Ma forse anche più preoccupanti appaiono i recenti dati ISTAT che hanno evidenziato una brutta e piuttosto inaspettata frenata della nostra industria. Più in particolare, il fatturato manifatturiero è sceso a Marzo del 3,6% su base annua (peggior dato dal 2013) in abbinamento ad una forte contrazione degli ordinativi. Con l'aggravante che il forte rallentamento di fatturato ed ordinativi risulta essenzialmente determinato da una contrazione dei consumi domestici che ritenevamo fossero, invece, finalmente ripartiti. E, forse, a monte di questa frenata, c'è proprio la progressiva perdita di produttività delle nostre aziende manifatturiere rispetto ai competitor europei. Infatti, come evidenziato di recente il presidente di Confindustria, nel periodo 2000-2015, le nostre imprese hanno evidenziato un aumento della produttività del 17%, mentre le aziende spagnole e tedesche hanno incrementato la loro produttività del 33%, quelle inglesi del 43% e le aziende francesi del 50%.

Il secondo accadimento riguarda invece la recente evoluzione della crisi greca. Qui il concreto rischio era connesso alla possibilità che l'intransigenza dei tedeschi da una parte e del Fondo Monetario dall'altra, facessero riesplodere la fiammata greca. Giova ricordare che, non più di un anno fa, il rischio Grexit fu scongiurato solo da Mario Draghi che rifiutò di sospendere alla Grecia l'erogazione dei fondi ELA - fondi europei di emergenza destinati a fronteggiare temporanee crisi di liquidità delle banche - nonostante le fortissime pressioni dei paesi teutonici integralisti. In sostanza la politica, nell'incapacità di trovare un accordo, cercò allora subdolamente di scaricare sulla BCE di Mario Draghi la responsabilità di mettere all'angolo la Grecia. Infatti, sospendendo l'afflusso dei fondi ELA, le banche elleniche sarebbero collassate dopo circa 75 ore, trascinando Atene fuori dall'Area Euro in maniera assolutamente traumatica ed ingestibile.

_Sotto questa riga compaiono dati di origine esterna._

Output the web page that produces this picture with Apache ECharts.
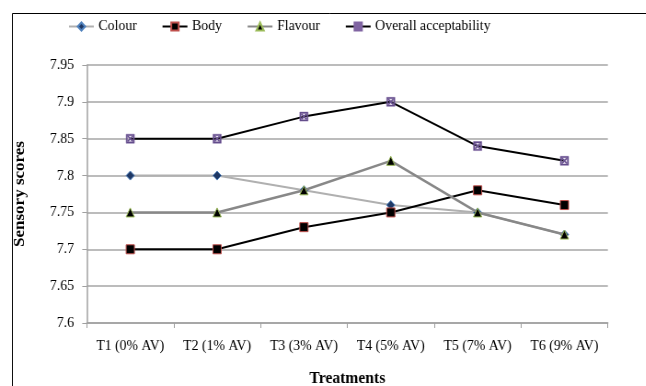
<!DOCTYPE html>
<html>
<head>
<meta charset="utf-8">
<script src="https://cdn.jsdelivr.net/npm/echarts@6/dist/echarts.min.js"></script>
<style>
  html, body { margin: 0; padding: 0; background: #fff; overflow: hidden; width: 646px; height: 386px; }
  /* the chart is laid out on a wider canvas and squeezed horizontally */
  #chart { width: 702px; height: 386px; transform: scaleX(0.92); transform-origin: 0 0; }
</style>
</head>
<body>
<div id="chart"></div>
<script>
// Treatments (level of AV added)
var categories = ['T1 (0% AV)', 'T2 (1% AV)', 'T3 (3% AV)', 'T4 (5% AV)', 'T5 (7% AV)', 'T6 (9% AV)'];

// Mean sensory scores per attribute
var colour  = [7.80, 7.80, 7.78, 7.76, 7.75, 7.72];
var body    = [7.70, 7.70, 7.73, 7.75, 7.78, 7.76];
var flavour = [7.75, 7.75, 7.78, 7.82, 7.75, 7.72];
var overall = [7.85, 7.85, 7.88, 7.90, 7.84, 7.82];

var yMin = 7.6, yMax = 7.95, yStep = 0.05;

// Square marker with a cross inside
var crossSquare = 'path://M0,0L10,0L10,10L0,10Z M1.6,1.6L1.6,8.4L8.4,8.4L8.4,1.6Z ' +
  'M1.6,2.6L2.6,1.6L8.4,7.4L7.4,8.4Z M7.4,1.6L8.4,2.6L2.6,8.4L1.6,7.4Z';

var serif = '"Liberation Serif", "Times New Roman", serif';

var chart = echarts.init(document.getElementById('chart'), null, { renderer: 'canvas', width: 702, height: 386 });

chart.setOption({
  animation: false,
  backgroundColor: '#fff',
  textStyle: { fontFamily: serif, color: '#000' },
  graphic: [{
    type: 'rect',
    shape: { x: 13.5, y: 13.5, width: 800, height: 500 },
    style: { fill: 'none', stroke: '#000', lineWidth: 1 },
    silent: true,
    z: -1
  }],
  legend: {
    top: 14,
    left: 69,
    itemWidth: 27,
    itemHeight: 10,
    itemGap: 27,
    textStyle: { fontFamily: serif, fontSize: 15, color: '#000' },
    data: ['Colour', 'Body', 'Flavour', 'Overall acceptability']
  },
  grid: {
    left: 94.4, right: 41.3, top: 65, bottom: 63,
    // keep the plot rectangle fixed; labels may sit outside it
    outerBoundsMode: 'none',
    containLabel: false
  },
  xAxis: {
    type: 'category',
    data: categories,
    boundaryGap: true,
    name: 'Treatments',
    nameLocation: 'middle',
    nameGap: 47,
    nameTextStyle: { fontFamily: serif, fontSize: 17, fontWeight: 'bold', color: '#000' },
    axisLine: { lineStyle: { color: '#A0A0A0', width: 1.5 } },
    axisTick: { show: true, alignWithLabel: false, length: 5, lineStyle: { color: '#A0A0A0' } },
    axisLabel: { fontFamily: serif, fontSize: 15, color: '#000', margin: 16, interval: 0 }
  },
  yAxis: {
    type: 'value',
    min: yMin,
    max: yMax,
    interval: yStep,
    name: 'Sensory scores',
    nameLocation: 'middle',
    nameGap: 64,
    nameTextStyle: { fontFamily: serif, fontSize: 17, fontWeight: 'bold', color: '#000' },
    axisLine: { show: true, lineStyle: { color: '#A0A0A0', width: 1.5 } },
    axisTick: { show: true, length: 5, lineStyle: { color: '#A0A0A0' } },
    axisLabel: {
      fontFamily: serif, fontSize: 15, color: '#000', margin: 14,
      formatter: function (v) { return String(parseFloat(v.toFixed(2))); }
    },
    splitLine: { show: true, lineStyle: { color: '#A6A6A6', width: 1.5 } }
  },
  series: [
    {
      name: 'Colour',
      type: 'line',
      data: colour,
      symbol: 'diamond',
      symbolSize: 9,
      lineStyle: { color: '#B0B0B0', width: 2 },
      itemStyle: { color: '#1F3864', borderColor: '#4F81BD', borderWidth: 1 },
      z: 2
    },
    {
      name: 'Body',
      type: 'line',
      data: body,
      symbol: 'rect',
      symbolSize: 9,
      lineStyle: { color: '#000', width: 2 },
      itemStyle: { color: '#000', borderColor: '#C0504D', borderWidth: 1 },
      z: 3
    },
    {
      name: 'Flavour',
      type: 'line',
      data: flavour,
      symbol: 'triangle',
      symbolSize: 9,
      lineStyle: { color: '#888888', width: 2.5 },
      itemStyle: { color: '#000', borderColor: '#9BBB59', borderWidth: 1 },
      z: 4
    },
    {
      name: 'Overall acceptability',
      type: 'line',
      data: overall,
      symbol: crossSquare,
      symbolSize: 9,
      lineStyle: { color: '#000', width: 2 },
      itemStyle: { color: '#5A4785', borderColor: '#8064A2', borderWidth: 0.5 },
      z: 5
    }
  ]
});
</script>
</body>
</html>
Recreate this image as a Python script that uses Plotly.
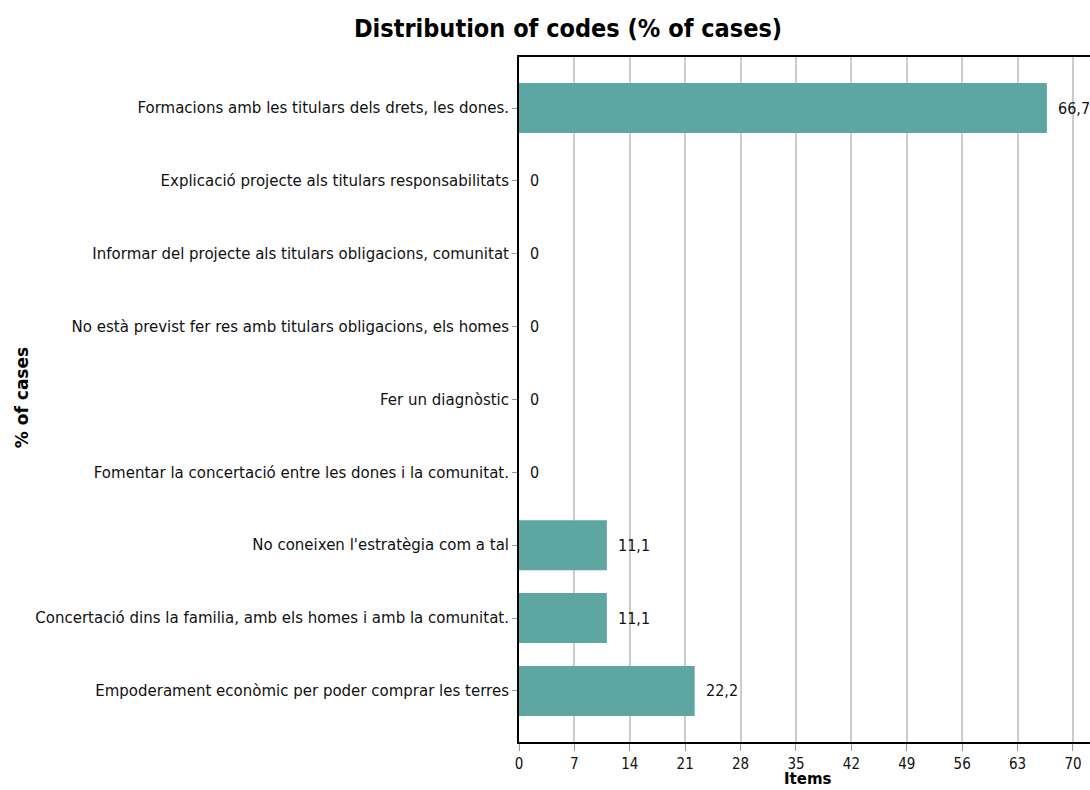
import plotly.graph_objects as go

categories = [
    "Formacions amb les titulars dels drets, les dones.",
    "Explicació projecte als titulars responsabilitats",
    "Informar del projecte als titulars obligacions, comunitat",
    "No està previst fer res amb titulars obligacions, els homes",
    "Fer un diagnòstic",
    "Fomentar la concertació entre les dones i la comunitat.",
    "No coneixen l'estratègia com a tal",
    "Concertació dins la familia, amb els homes i amb la comunitat.",
    "Empoderament econòmic per poder comprar les terres",
]
values = [66.7, 0, 0, 0, 0, 0, 11.1, 11.1, 22.2]
x_ticks = [0, 7, 14, 21, 28, 35, 42, 49, 56, 63, 70]

def fmt(v):
    return "0" if v == 0 else f"{v:.1f}".replace(".", ",")

FONT = "DejaVu Sans, sans-serif"
FONT_C = "DejaVu Sans Condensed, DejaVu Sans, sans-serif"
BAR = "#5ea6a2"

W, H = 1090, 790
L, T, B = 519, 57, 48
PH = H - T - B

fig = go.Figure()
fig.add_trace(go.Bar(
    y=categories, x=values, orientation="h",
    marker=dict(color=BAR, line=dict(width=0)),
    width=0.686, hoverinfo="x+y",
))

for c, v in zip(categories, values):
    fig.add_annotation(x=v, y=c, text=fmt(v), showarrow=False,
                       xanchor="left", xshift=9,
                       font=dict(family=FONT_C, size=16, color="#111"))

fig.add_annotation(
    text="<b>% of cases</b>", textangle=-90, showarrow=False,
    xref="paper", yref="paper", x=(22 - L) / (W - L), y=0.502,
    xanchor="center", yanchor="middle",
    font=dict(family=FONT, size=17, color="black"),
)
fig.add_annotation(
    text="<b>Items</b>", showarrow=False,
    xref="paper", yref="paper", x=(808 - L) / (W - L), y=-(790 - (T + PH)) / PH,
    xanchor="center", yanchor="bottom",
    font=dict(family=FONT, size=15, color="black"),
)

fig.update_layout(
    width=W, height=H,
    margin=dict(l=L, r=0, t=T, b=B),
    paper_bgcolor="white", plot_bgcolor="white",
    title=dict(text="<b>Distribution of codes (% of cases)</b>",
               x=568/W, xanchor="center", y=1 - 28/H, yanchor="middle",
               font=dict(family=FONT_C, size=25, color="black")),
    showlegend=False,
)
fig.update_xaxes(
    range=[0, 72.15], tickvals=x_ticks, ticktext=[str(t) for t in x_ticks],
    showgrid=True, gridcolor="#cccccc", gridwidth=2,
    showline=True, linecolor="black", linewidth=2, mirror=True,
    ticks="outside", ticklen=7, tickcolor="#999",
    tickfont=dict(family=FONT_C, size=15, color="#111"),
    zeroline=False,
)
fig.update_yaxes(
    categoryorder="array", categoryarray=categories, autorange=False,
    range=[8.70, -0.70],
    showline=True, linecolor="black", linewidth=2,
    ticks="outside", ticklen=5, tickcolor="#999",
    tickfont=dict(family=FONT, size=15, color="#111"),
    showgrid=False, zeroline=False,
)

fig.write_html(
    "out.html",
    config={"displayModeBar": False},
    post_script="document.body.style.margin='0';document.documentElement.style.overflow='hidden';",
)
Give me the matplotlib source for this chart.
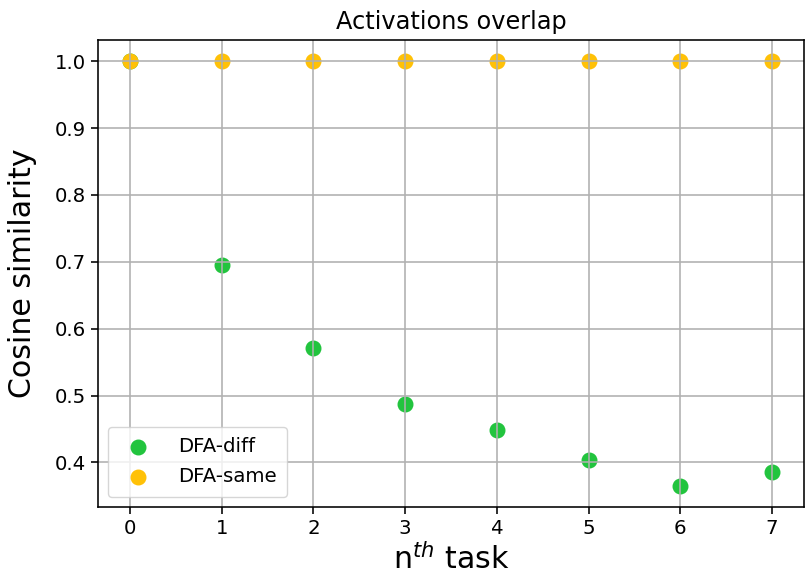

Oggi, per fortuna, forse grazie allo spauracchio del Brexit, un accordo politico all'interno dell'Eurogruppo per consentire alla Grecia di far fronte alle proprie scadenze estive nei confronti di BCE e FMI è stato raggiunto. Più in particolare verrà versata ad Atene una nuova tranche di oltre 10 mld (di cui 7,5 mld a Giugno) evitando così un nuovo rischio di default con tutte le conseguenze di ordine politico e, soprattutto, sociale. Da notare che, nonostante esistano forti dubbi sulla volontà di Atene di rispettare tutti gli impegni presi, questa volta i tedeschi non hanno eretto barricate contro l'accordo come avvenne esattamente un anno fa. E questo non certo casualmente, ma perché il ministro Schaeuble ha ottenuto che il Fondo Monetario facesse un passo indietro (anche due) rispetto alle precedenti pretese. L'FMI, infatti, prima di sedersi al tavolo dei negoziati, aveva subordinato ogni sua ulteriore partecipazione al salvataggio della Grecia ad una ristrutturazione complessiva del debito ellenico che comprendesse, tra l'altro, un allungamento delle scadenze, la riduzione del tetto massimo sugli interessi, etc. Alla fine del negoziato, tutte le richieste del Fondo sono miracolosamente slittate al luglio 2018.

Guarda caso solo dopo le elezioni in Germania che si terranno nell'autunno del 2017.